Everybody knew who he was; everybody was too afraid to wait on him. Nervously, I decided to step up to the plate. I asked “Mr. Reed” if there was anything I could help him with. Unsurprisingly, he fixed me with that famous glacial stare and in that even more glacial voice said, “No.”
Still, after wandering around for 15 minutes, he relented and asked for my assistance in locating a certain record. What was it? I bet you’re wondering. Alban Berg, Ornette Coleman, Little Richard? I’m laughing as I’m writing this. Because Lou said, “Do you have I Wanna Kiss You All Over?” I anticipated a ruse. I was wrong. When Lou didn’t give me a gotcha smile, I walked him over to the Rock section and found that awful record by the band Exile we clerks had been hearing in the store, on the radio, and in our dreams by that point.
I actually knew why Lou wanted it. Aside from his legendary way with words and chords, he was also known to be a real sound geek. A tech freak. The first man to record in Binaural. A guy who, despite the Punk uprising at the time, actually wanted his records to please your ear, while upsetting your psyche. Still, as I got the disc and we went to the register to ring it up, I couldn’t help but fuck with The Great Man-just a little. “Why on earth do you want this?” I teased, as I bagged the album. Every bit as poker-faced as Dirty Harry, carrying his same soupcon of humor, Lou looked at me and said, “Because I like it.”

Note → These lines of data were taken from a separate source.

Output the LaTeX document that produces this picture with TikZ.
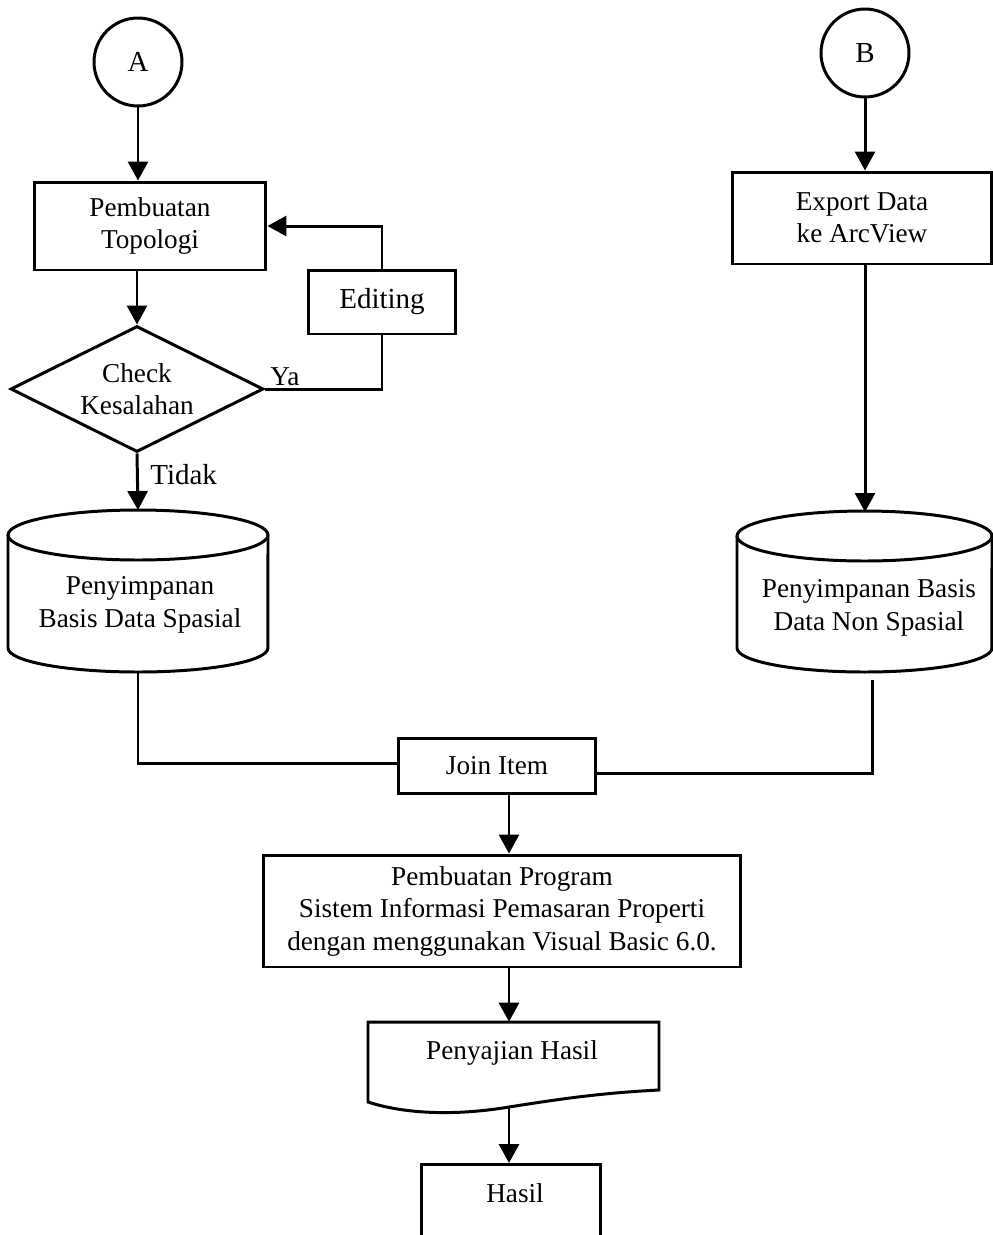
\documentclass[tikz,border=0pt]{standalone}
\usepackage{fontspec}
\setmainfont{Liberation Serif}
\usetikzlibrary{arrows.meta,shapes.geometric}
\begin{document}
\begin{tikzpicture}[x=0.02cm,y=-0.02cm,
  line/.style={line width=1.7pt},
  arr/.style={line, -{Triangle[length=0.38cm,width=0.4cm]}},
  txt/.style={font=\fontsize{15.5}{18.5}\selectfont, align=center},
  bigtxt/.style={font=\fontsize{16.5}{19.5}\selectfont},
  box/.style={txt, draw, line width=1.7pt, rectangle, inner sep=0pt},
  conn/.style={bigtxt, draw, circle, line width=1.7pt, minimum size=1.76cm, inner sep=0pt},
  plain/.style={txt, inner sep=0pt},
]
\useasboundingbox (0,0) rectangle (993,1235);
\clip (0,0) rectangle (993,1235);

% connectors A and B
\node[conn] (circA) at (138,62) {A};
\node[conn] (circB) at (865,53) {B};

% left branch: topology
\node[box, minimum width=4.64cm, minimum height=1.76cm] (topo) at (150,226) {Pembuatan\\Topologi};
\node[box, bigtxt, minimum width=2.96cm, minimum height=1.28cm] (edit) at (382,302) {Editing};
\node[txt, draw, diamond, aspect=2, line width=1.7pt, minimum width=5.06cm,
      minimum height=2.52cm, inner sep=0pt] (dia) at (137,389) {Check\\Kesalahan};

% left database cylinder
\draw[line] (8,535) -- (8,648)
  arc[start angle=180, end angle=360, x radius=2.6cm, y radius=0.48cm]
  -- (268,535);
\draw[line] (138,535) ellipse [x radius=2.6cm, y radius=0.5cm];
\node[plain] (dbL) at (140,605) {Penyimpanan\\Basis Data Spasial};
\coordinate (dbLtop) at (138,510);
\coordinate (dbLbot) at (138,672);

% right branch: export
\node[box, minimum width=5.2cm, minimum height=1.84cm] (export) at (862,218) {Export Data\\ke ArcView};

% right database cylinder
\draw[line] (737,536) -- (737,648)
  arc[start angle=180, end angle=360, x radius=2.55cm, y radius=0.48cm]
  -- (992,536);
\draw[line] (864.5,536) ellipse [x radius=2.55cm, y radius=0.5cm];
\node[plain] (dbR) at (869,608) {Penyimpanan Basis\\Data Non Spasial};
\coordinate (dbRtop) at (865,512);
\coordinate (dbRbot) at (872,680);

% joining and program
\node[box, minimum width=3.94cm, minimum height=1.1cm] (join) at (497,765.5) {Join Item};
\node[box, minimum width=9.54cm, minimum height=2.24cm] (prog) at (502,911)
  {Pembuatan Program\\ Sistem Informasi Pemasaran Properti\\dengan menggunakan Visual Basic 6.0.};

% document shape for the presentation step
\draw[line] (368,1022) -- (659,1022) -- (659,1090)
  .. controls (600,1093) and (560,1099) .. (509,1107)
  .. controls (455,1116) and (405,1114) .. (368,1102) -- cycle;
\node[plain, minimum width=5.82cm, minimum height=1.36cm] (present) at (513.5,1056) {};
\node[plain] (presenttext) at (512,1053) {Penyajian Hasil};
\coordinate (docbot) at (509,1107);

% result box, running off the page
\node[box, anchor=north, minimum width=3.6cm, minimum height=2cm] (hasil) at (511,1163) {};
\node[plain] (hasiltext) at (515,1193) {Hasil};

% flow lines
\draw[arr] (circA.south) -- (circA.south |- topo.north);
\draw[arr] (edit.north) |- (topo.east);
\draw[arr] (topo.south -| dia.north) -- (dia.north);
\draw[line] (dia.east) -| (edit.south);
\node[plain, anchor=south west] (ya) at (270,386) {Ya};
\draw[arr] (dia.south) -- (dbLtop);
\node[plain, bigtxt, anchor=west] (tidak) at (150,475) {Tidak};

\draw[arr] (circB.south) -- (circB.south |- export.north);
\draw[arr] (export.south -| circB) -- (dbRtop);

\draw[line] (dbLbot) |- ([yshift=0.04cm]join.west);
\draw[line] (dbRbot) |- ([yshift=-0.16cm]join.east);
\draw[arr] (join.south -| docbot) -- (docbot |- prog.north);
\draw[arr] (prog.south -| docbot) -- (docbot |- present.north);
\draw[arr] (docbot) -- (docbot |- hasil.north);
\end{tikzpicture}
\end{document}
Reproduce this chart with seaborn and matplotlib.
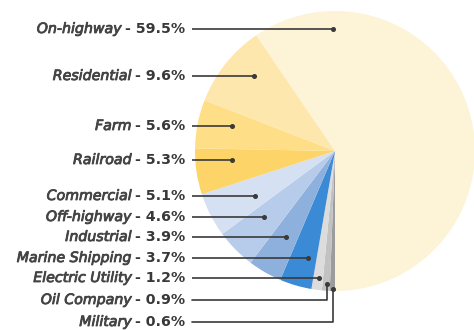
import matplotlib
matplotlib.use("Agg")
import matplotlib.pyplot as plt
import matplotlib.patheffects as pe
import seaborn as sns

# Share of distillate fuel use by sector (percent)
sectors = ["On-highway", "Residential", "Farm", "Railroad", "Commercial",
           "Off-highway", "Industrial", "Marine Shipping", "Electric Utility",
           "Oil Company", "Military"]
shares = [59.5, 9.6, 5.6, 5.3, 5.1, 4.6, 3.9, 3.7, 1.2, 0.9, 0.6]
sector_colors = ["#FDF3D7", "#FDE7AC", "#FEDE86", "#FDD468", "#D5E1F2",
                 "#B6CCEA", "#8EB0DD", "#3B8AD5", "#DCDCDC", "#C2C2C2",
                 "#9C9C9C"]

# Layout (pixel space, y measured from the top edge)
W, H = 474, 330
pie_center = (335, 151)
pie_radius = 140
label_right = 185
leader_start = 192
label_rows = [29, 76, 126, 160, 196, 217, 237, 258, 278, 300, 322]
leader_end_x = [333, 254, 232, 232, 255, 264, 286, 308, 319, 327, 333]
leader_end_y = [None, None, None, None, None, None, None, None, None, 284, 289]

sns.set_theme(style="white")
plt.rcParams["font.family"] = ["DejaVu Sans"]

fig = plt.figure(figsize=(W / 100, H / 100), dpi=100)
ax = fig.add_axes([0, 0, 1, 1])


def fy(y):
    return H - y


# Pie drawn from the bottom, clockwise, smallest sectors first
ax.pie(shares[::-1], colors=sector_colors[::-1], startangle=-90,
       counterclock=False, center=(pie_center[0], fy(pie_center[1])),
       radius=pie_radius, wedgeprops=dict(linewidth=0), frame=True)
ax.set_xlim(0, W)
ax.set_ylim(0, H)
ax.set_axis_off()

line_color = "#3a3a3a"
name_color = "#444444"
for name, share, yrow, xe, ye in zip(sectors, shares, label_rows,
                                     leader_end_x, leader_end_y):
    y = fy(yrow)
    if ye is None:
        ax.plot([leader_start, xe], [y, y], color=line_color, lw=1.2,
                solid_capstyle="butt", zorder=3)
        ax.plot([xe], [y], "o", color=line_color, ms=2.6, zorder=4)
    else:
        ax.plot([leader_start, xe, xe], [y, y, fy(ye)], color=line_color,
                lw=1.2, zorder=3)
        ax.plot([xe], [fy(ye)], "o", color=line_color, ms=2.6, zorder=4)

    val = ax.text(label_right, y, f"- {share:.1f}%", ha="right", va="center",
                  fontsize=10.2, fontweight="bold", color="#383838")
    ax.annotate(name, xy=(0, 0.5), xycoords=val, xytext=(-2.5, 0),
                textcoords="offset points", ha="right", va="center",
                fontsize=10.2, fontstyle="italic", color=name_color,
                path_effects=[pe.withStroke(linewidth=0.6,
                                            foreground=name_color)])

fig.savefig("out.png", dpi=100)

He thanked me, tersely, then walked out into dirty, dangerous, drug-soaked New York. A city that sometimes seemed to be copying Lou and his songs, not the other way around. I stood there, elated, that I’d been able to wait on one of the few guys I ever met in my life, who changed the art form I so dearly loved. Hell, who even made it possible to call an art form. I went to the door and watched Lou Reed walk up Broadway, then turn the corner on 45th street. He was gone. And I never saw him again.